When learning about a general unification algorithm, we learned the rule *decompose*, which states unifying $ G \cup \{f(a_0,…a_k)=f(b_0,…,b_k)\} \Rightarrow G \cup \{a_0=b_0,…a_k=b_k\}$ . The question of, “What if $ f$ is not injective?” stood out to me. Say $ f$ is not injective, and we traverse that branch of computation where $ f(a_0,…a_k)=f(b_0,…,b_k) \Rightarrow \{a_0=b_0,…,a_k=b_k\}$ and lead to failure. Is it possible that there’s another way to assign $ a_0,…,a_k$ to $ b_0,…b_k$ such that it’s unifiable?

I was thinking maybe of an example to demonstrate what I mean.

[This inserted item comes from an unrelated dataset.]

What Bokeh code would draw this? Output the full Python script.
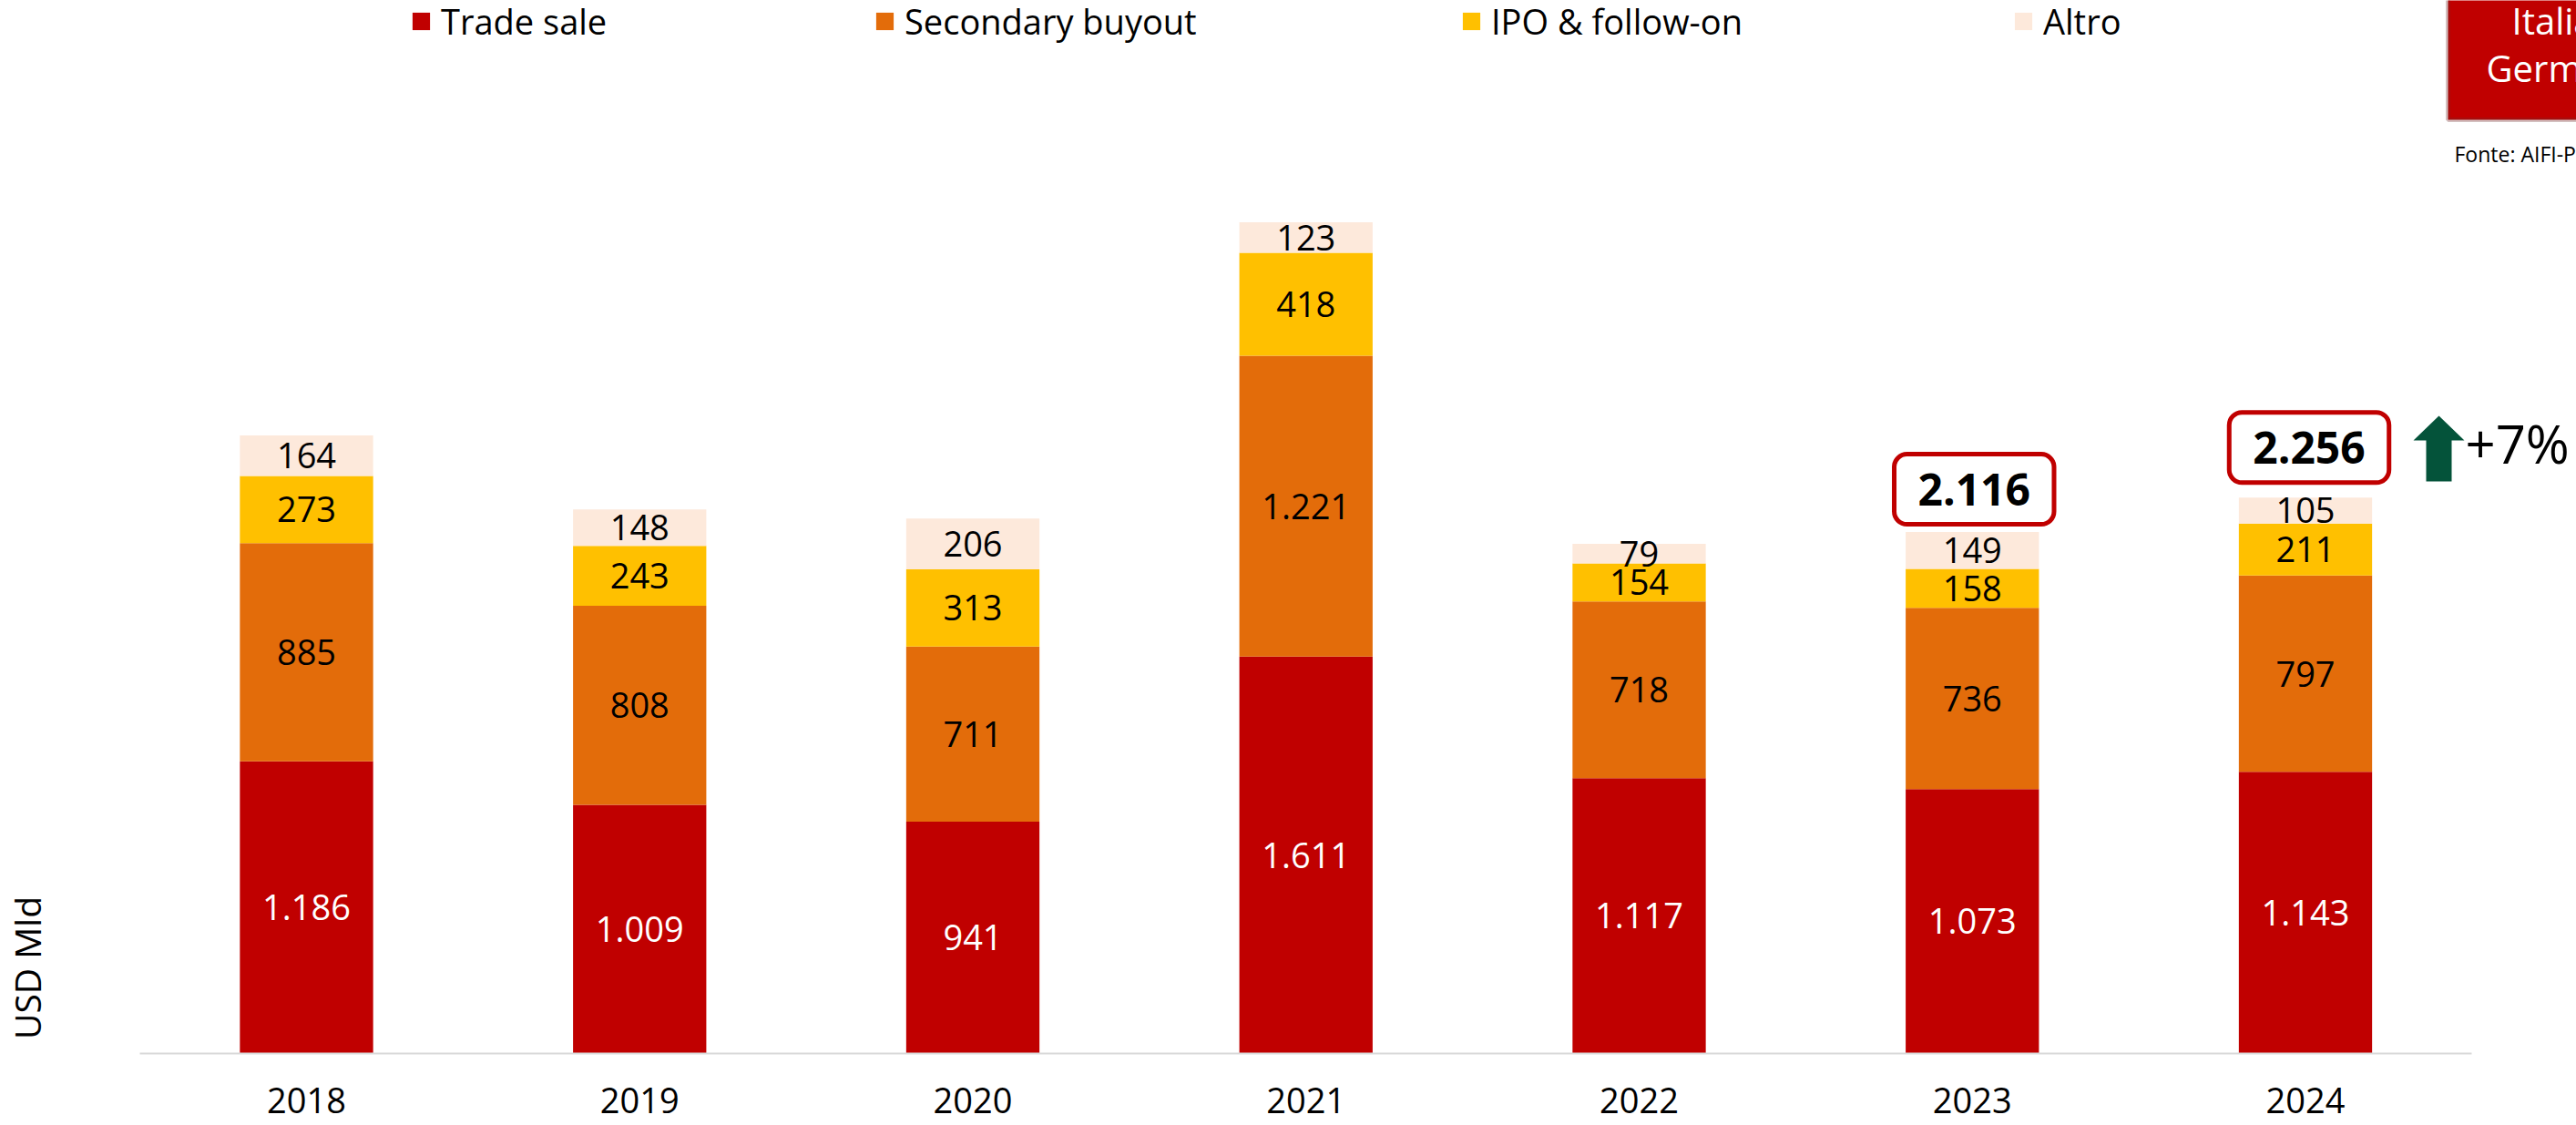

This may not be a good example, but say we consider $ f(x,y) = x+y$ , and we want to unify $ f(h(a),g(b)) = f(g(c),h(d))$ then we would fail by assigning $ \{h(a) = g(c), g(b)=h(d)\}$ by decompose, but succeed in unification if instead we first switch the arguments of $ f$ (valid since $ f(a,b)=f(b,a)$ ), which will yield $ \{a \mapsto d, b \mapsto c\}$ .

I was reading a bit about it in this paper on page 6 where they discuss the idea of strictness in terms of decompose, but I don’t quite understand it, and more generally how we can perform this unification step of decompose on a general $ f$ without somehow backtracking on failure.